Pescar cangrejos.

En nuestros ríos siempre hubo muchos cangrejos, pero había que tener cuidado para pescarlos porque los guardias se podían presentar en cualquier momento y te obligaban a echarlos otra vez al río, o se quedaban con ellos con el aquel de que sirvieran de prueba de la multa que te cascaban por pescarlos fuera de temporada o de los días señalados para cogerlos.
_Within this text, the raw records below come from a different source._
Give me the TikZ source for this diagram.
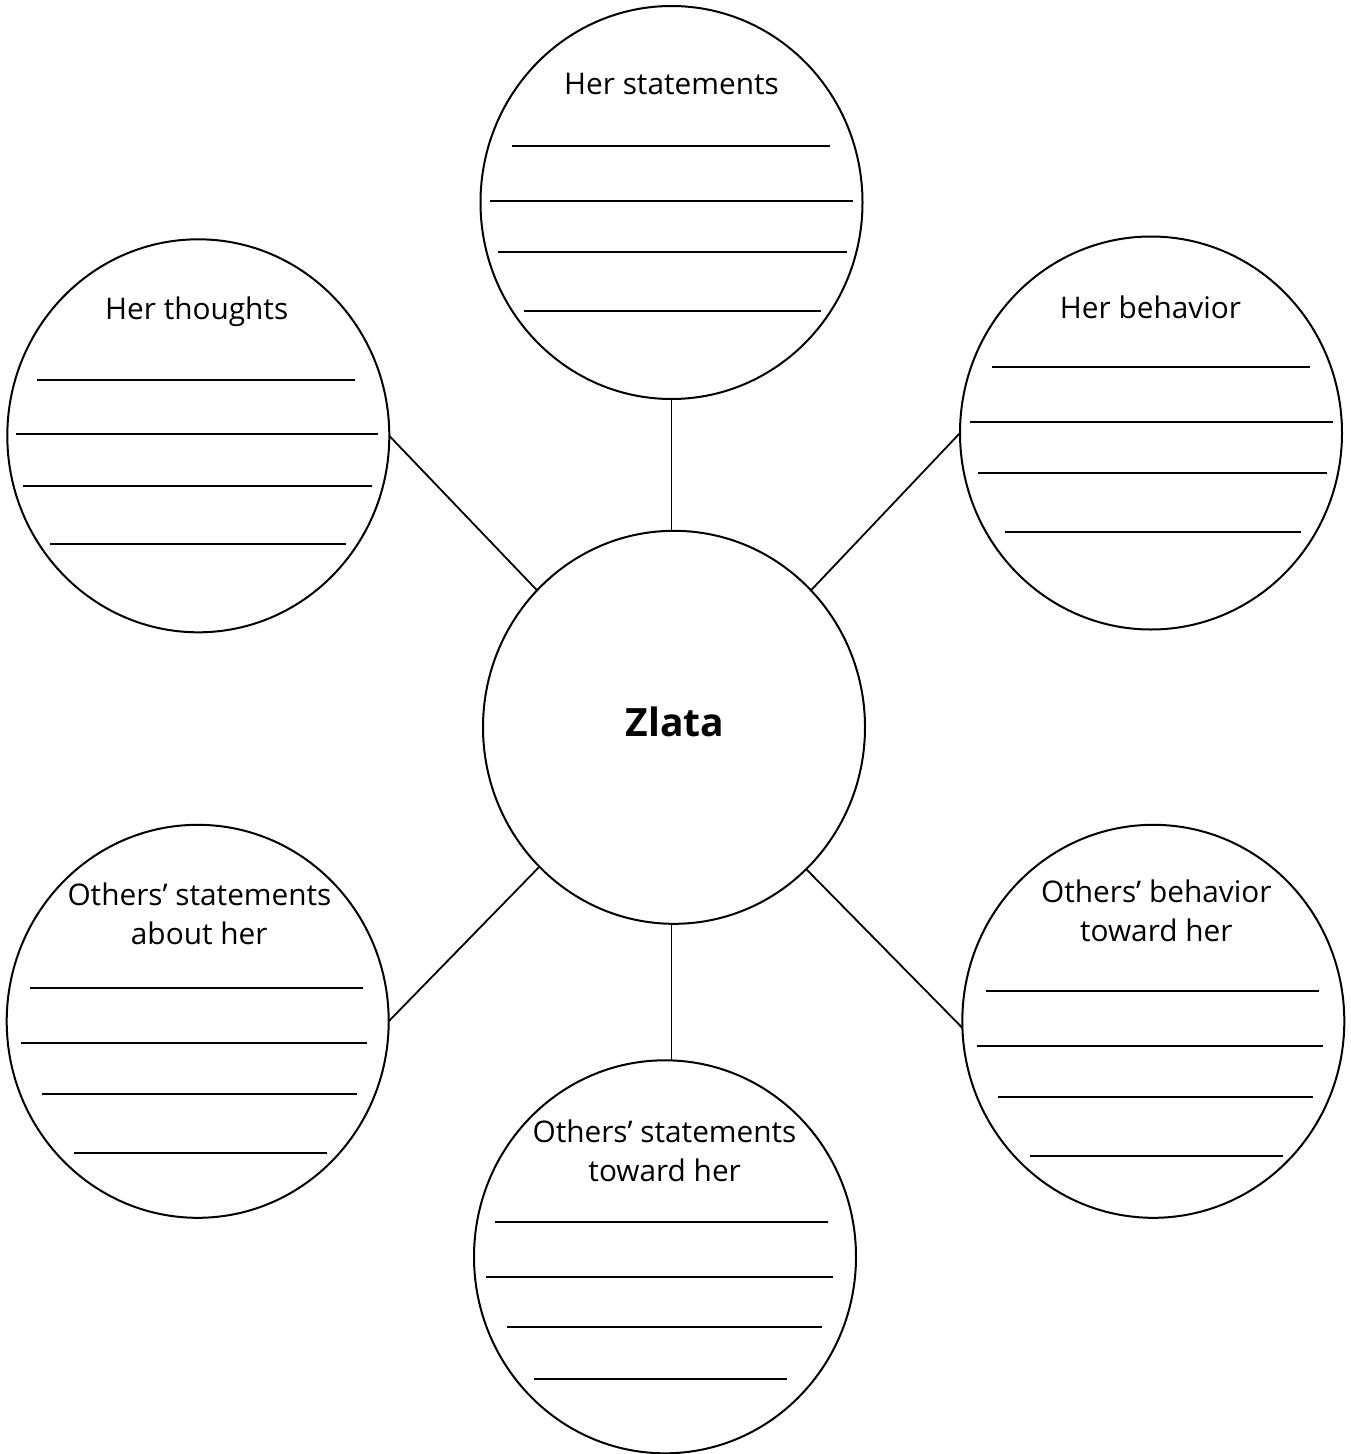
\documentclass[tikz,border=0pt]{standalone}
\usepackage{fontspec}
\setmainfont{Open Sans}
\usetikzlibrary{shapes.geometric}
\begin{document}
\begin{tikzpicture}[x=1pt,y=-1pt,
  bubble/.style={draw, ellipse, line width=2pt, minimum width=382pt, minimum height=393pt, inner sep=0pt, outer sep=0pt},
  lbltext/.style={anchor=base, inner sep=0pt, font=\fontsize{29.8}{35}\selectfont},
  blankline/.style={line width=2.2pt},
  link/.style={line width=1.8pt}]
\useasboundingbox (0,0) rectangle (1351,1454);
% bubbles
\node[bubble] (stmts)   at (671.5,202.5) {};
\node[bubble] (thoughts) at (198.3,435.8) {};
\node[bubble] (behav)   at (1151,433) {};
\node[bubble] (zl)      at (674,727.3) {};
\node[bubble] (about)   at (197.7,1021.3) {};
\node[bubble] (towB)    at (1153.3,1021.3) {};
\node[bubble] (towS)    at (665,1256.8) {};
% connectors
\draw[link] (stmts.south) -- (stmts.south |- zl.north);
\draw[link] (stmts.south |- zl.south) -- (stmts.south |- towS.north);
\draw[link] (thoughts.east) -- (zl.135);
\draw[link] (behav.west) -- (zl.45);
\draw[link] (about.east) -- (zl.226);
\draw[link] (towB.182) -- (zl.313);
% texts
\node[anchor=base, inner sep=0pt, font=\bfseries\fontsize{39}{46}\selectfont] (zltext) at (675,736) {Zlata};
\node[lbltext] (t1) at (671.5,94) {Her statements};
\node[lbltext] (t2) at (196.7,319) {Her thoughts};
\node[lbltext] (t3) at (1150.5,318.3) {Her behavior};
\node[lbltext] (t4a) at (199.5,905) {Others’ statements};
\node[lbltext] (t4b) at (199.2,944.3) {about her};
\node[lbltext] (t5a) at (1156.3,902.7) {Others’ behavior};
\node[lbltext] (t5b) at (1156.3,941.7) {toward her};
\node[lbltext] (t6a) at (664.5,1142.7) {Others’ statements};
\node[lbltext] (t6b) at (664.7,1181) {toward her};
% writing lines
\draw[blankline] (511.7,146) -- (830,146);
\draw[blankline] (490,201) -- (852.7,201);
\draw[blankline] (498.3,252.3) -- (847.3,252.3);
\draw[blankline] (524.3,311.3) -- (820.7,311.3);
\draw[blankline] (36.7,380) -- (355,380);
\draw[blankline] (15.7,434.3) -- (377.7,434.3);
\draw[blankline] (23.3,485.7) -- (372.3,485.7);
\draw[blankline] (50,544.3) -- (346,544.3);
\draw[blankline] (991.7,367) -- (1310,367);
\draw[blankline] (970,422.3) -- (1332.7,422.3);
\draw[blankline] (978.3,473) -- (1327.3,473);
\draw[blankline] (1005,532.3) -- (1300.7,532.3);
\draw[blankline] (30,988.3) -- (363.3,988.3);
\draw[blankline] (20.7,1043.3) -- (367.3,1043.3);
\draw[blankline] (42.3,1094.3) -- (356.7,1094.3);
\draw[blankline] (74,1153) -- (326.7,1153);
\draw[blankline] (986,990.7) -- (1319.3,990.7);
\draw[blankline] (976.7,1046) -- (1323.3,1046);
\draw[blankline] (998.3,1097.3) -- (1312.7,1097.3);
\draw[blankline] (1030,1156) -- (1283.3,1156);
\draw[blankline] (495,1222.3) -- (828.3,1222.3);
\draw[blankline] (485.7,1276.7) -- (832.7,1276.7);
\draw[blankline] (507.3,1327.3) -- (821.7,1327.3);
\draw[blankline] (534,1379.3) -- (787.3,1379.3);
\end{tikzpicture}
\end{document}
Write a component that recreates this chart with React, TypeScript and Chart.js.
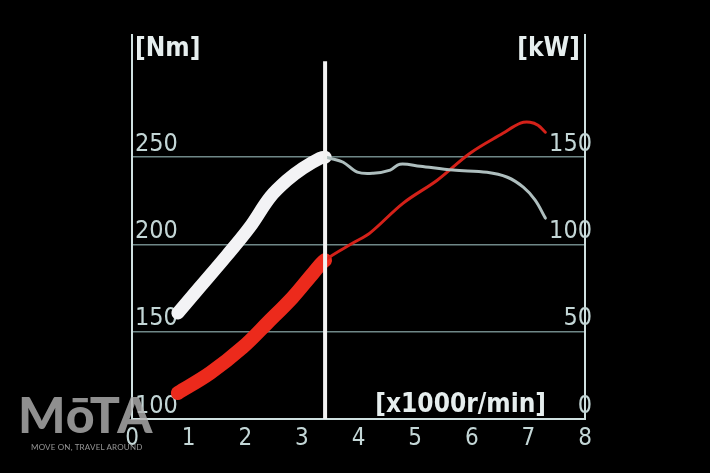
import React, { useEffect, useRef } from "react";
import { Chart, registerables } from "chart.js";

Chart.register(...registerables);

// ---- data ----
const rpmTicks = [0, 1, 2, 3, 4, 5, 6, 7, 8];
const torqueTicks = [100, 150, 200, 250];
const powerTicks = [0, 50, 100, 150];

const torqueRpm = [0.81, 1.2, 1.68, 2.08, 2.44, 2.74, 3.02, 3.32, 3.41, 3.5, 3.73, 3.98, 4.26, 4.56, 4.73, 5.09, 5.67, 6.27, 6.63, 6.91, 7.12, 7.3];
const torqueNm = [160.7, 175.6, 193.9, 209.9, 227.1, 236.8, 243.7, 249.4, 250, 249.4, 247.1, 241.4, 240.8, 242.6, 246.0, 244.8, 242.6, 241.4, 238.5, 232.8, 225.4, 215.1];

const powerRpm = [0.81, 1.38, 1.96, 2.39, 2.84, 3.2, 3.41, 3.9, 4.2, 4.79, 5.39, 5.97, 6.55, 6.86, 7.03, 7.17, 7.3];
const powerKw = [14.9, 26.3, 41.2, 55.0, 69.8, 83.6, 91.0, 100.8, 106.5, 123.7, 136.8, 152.3, 163.7, 169.5, 170.0, 168.3, 164.3];

const markerRpm = 3.41;
const markerNm = [100, 305];

const leftTitle = "[Nm]";
const rightTitle = "[kW]";
const xTitle = "[x1000r/min]";

const FONT = "'Liberation Sans Narrow', 'DejaVu Sans Condensed', 'Roboto Condensed', sans-serif";
const LABEL = "#c3d6d6";
const AXIS = "#cfe0e0";
const GRID = "#6f8787";

const titlesPlugin = {
  id: "titles",
  afterDraw(chart: any) {
    const { ctx, chartArea } = chart;
    ctx.save();
    ctx.fillStyle = "#e6eeee";
    ctx.font = `bold 26px ${FONT}`;
    ctx.textBaseline = "alphabetic";
    ctx.textAlign = "left";
    ctx.fillText(leftTitle, chartArea.left + 3, 56);
    ctx.textAlign = "right";
    ctx.fillText(rightTitle, chartArea.right - 5, 56);
    ctx.fillText(xTitle, chartArea.right - 39, 412);
    ctx.restore();
  },
};

export default function App() {
  const ref = useRef<HTMLCanvasElement | null>(null);

  useEffect(() => {
    if (!ref.current) return;
    const thickUntil = (rpm: number[]) => (c: any) => rpm[c.p1DataIndex] <= markerRpm + 0.001;
    const torqueThick = thickUntil(torqueRpm);
    const powerThick = thickUntil(powerRpm);

    const chart = new Chart(ref.current, {
      type: "line",
      data: {
        datasets: [
          {
            label: "marker",
            data: markerNm.map((v) => ({ x: markerRpm, y: v })),
            yAxisID: "y",
            borderColor: "#f2f2f2",
            borderWidth: 4,
            pointRadius: 0,
            tension: 0,
          },
          {
            label: "torque",
            data: torqueRpm.map((x, i) => ({ x, y: torqueNm[i] })),
            yAxisID: "y",
            borderColor: "#f3f3f5",
            borderWidth: 3,
            borderCapStyle: "round",
            borderJoinStyle: "round",
            pointRadius: 0,
            tension: 0.35,
            segment: {
              borderWidth: (c: any) => (torqueThick(c) ? 13 : 3),
              borderColor: (c: any) => (torqueThick(c) ? "#f3f3f5" : "#aebebe"),
            },
          },
          {
            label: "power",
            data: powerRpm.map((x, i) => ({ x, y: powerKw[i] })),
            yAxisID: "yR",
            borderColor: "#d92118",
            borderWidth: 3,
            borderCapStyle: "round",
            borderJoinStyle: "round",
            pointRadius: 0,
            tension: 0.35,
            segment: {
              borderWidth: (c: any) => (powerThick(c) ? 14 : 3),
              borderColor: (c: any) => (powerThick(c) ? "#ec2a1c" : "#d42119"),
            },
          },
        ],
      },
      options: {
        animation: false,
        responsive: false,
        maintainAspectRatio: false,
        layout: { padding: { left: 132, right: 125, top: 35, bottom: 0 } },
        plugins: { legend: { display: false }, tooltip: { enabled: false } },
        scales: {
          x: {
            type: "linear",
            min: 0,
            max: 8,
            afterBuildTicks: (s: any) => {
              s.ticks = rpmTicks.map((v) => ({ value: v }));
            },
            afterFit: (s: any) => {
              s.height = 54;
            },
            grid: { display: false },
            border: { display: true, color: AXIS, width: 2 },
            ticks: {
              color: LABEL,
              font: { family: FONT, size: 24 },
              padding: -3,
              maxRotation: 0,
              autoSkip: false,
              callback: (v: any) => String(v),
            },
          },
          y: {
            type: "linear",
            position: "left",
            min: 100,
            max: 320,
            afterBuildTicks: (s: any) => {
              s.ticks = torqueTicks.map((v) => ({ value: v }));
            },
            afterFit: (s: any) => {
              s.width = 0;
            },
            grid: {
              drawTicks: false,
              lineWidth: 1.5,
              color: (c: any) => (c.tick && c.tick.value > 100 ? GRID : "rgba(0,0,0,0)"),
            },
            border: { display: true, color: AXIS, width: 2 },
            ticks: {
              mirror: true,
              padding: 3,
              labelOffset: -13,
              color: LABEL,
              font: { family: FONT, size: 25 },
              callback: (v: any) => String(v),
            },
          },
          yR: {
            type: "linear",
            position: "right",
            min: 0,
            max: 220,
            afterBuildTicks: (s: any) => {
              s.ticks = powerTicks.map((v) => ({ value: v }));
            },
            afterFit: (s: any) => {
              s.width = 0;
            },
            grid: { display: false, drawTicks: false },
            border: { display: true, color: AXIS, width: 2 },
            ticks: {
              mirror: true,
              padding: 7,
              labelOffset: -13,
              color: LABEL,
              font: { family: FONT, size: 25 },
              callback: (v: any) => String(v),
            },
          },
        },
      },
      plugins: [titlesPlugin],
    } as any);
    return () => chart.destroy();
  }, []);

  return (
    <div style={{ position: "fixed", left: 0, top: 0, width: 710, height: 473, background: "#000", overflow: "hidden" }}>
      <canvas ref={ref} width={710} height={473} style={{ position: "absolute", left: 0, top: 0, width: 710, height: 473 }} />
      <div
        style={{
          position: "absolute",
          left: 18,
          top: 386,
          fontFamily: "Lato, Inter, sans-serif",
          fontWeight: 900,
          fontSize: 50,
          letterSpacing: 1,
          color: "rgba(175,175,175,0.82)",
          lineHeight: "56px",
          pointerEvents: "none",
        }}
      >
        MōTA
      </div>
      <div
        style={{
          position: "absolute",
          left: 31,
          top: 442,
          fontFamily: "Lato, Inter, sans-serif",
          fontSize: 8,
          color: "rgba(175,175,175,0.85)",
          letterSpacing: 0.2,
          pointerEvents: "none",
        }}
      >
        MOVE ON, TRAVEL AROUND
      </div>
    </div>
  );
}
También multaban si se pescaba cuando era el tiempo pero resulta que habías tenido la mala suerte de meterse en los rateles alguno más pequeño de lo que ellos decían que tenía que ser para que fuesen reglamentarios.

-¿Y ellos no pescaban?

-¡Ni falta que les hacía! ¿Para qué iban a mojarse el culo si podían hartarse con los que nos quitaban a unos y otros?

Una vez contaban de uno que se fue a pescar en tanto misa sabiendo que la costumbre de los guardias era hacer la patrulla de vigilancia después de comer, como si se diesen un paseo tomando el aire por la orilla del río para bajar la comida, y resultó que ese día se les ocurrió darse una vuelta antes de tomar el vermut, y le encontraron por encima del puente del Burgo, botando un pozo que parecía un criadero.

La cosa es que echó a correr abandonando un caldero casi lleno escondido entre unas junqueras, y parece que le estuvieron persiguiendo un buen rato pero que al final se cansaron y le dejaron en paz. Lo malo fue que cuando fue a buscar los cangrejos no estaba ni el caldero.

Años más tarde, hablando con un guardia ya retirado que andaba por el Teleclub, le pareció que era uno de ellos y se lo preguntó sin andarse por las ramas.

-¿No me digas que eras tú al que le pillamos con más de diez kilos de cangrejos hace años en la vega.

-Pues sí, era yo. Y lo que es más, ahora ya conozco también yo a uno de los que se los comieron.

En aquellos años se daban mucho los cangrejos por aquí. En cualquier parte del río te los encontrabas, y hasta en muchos arroyos. Yo creo que hasta podías salir al monte con una pala corva y te volvías a casa con las alforjas llenas hasta los cabezones.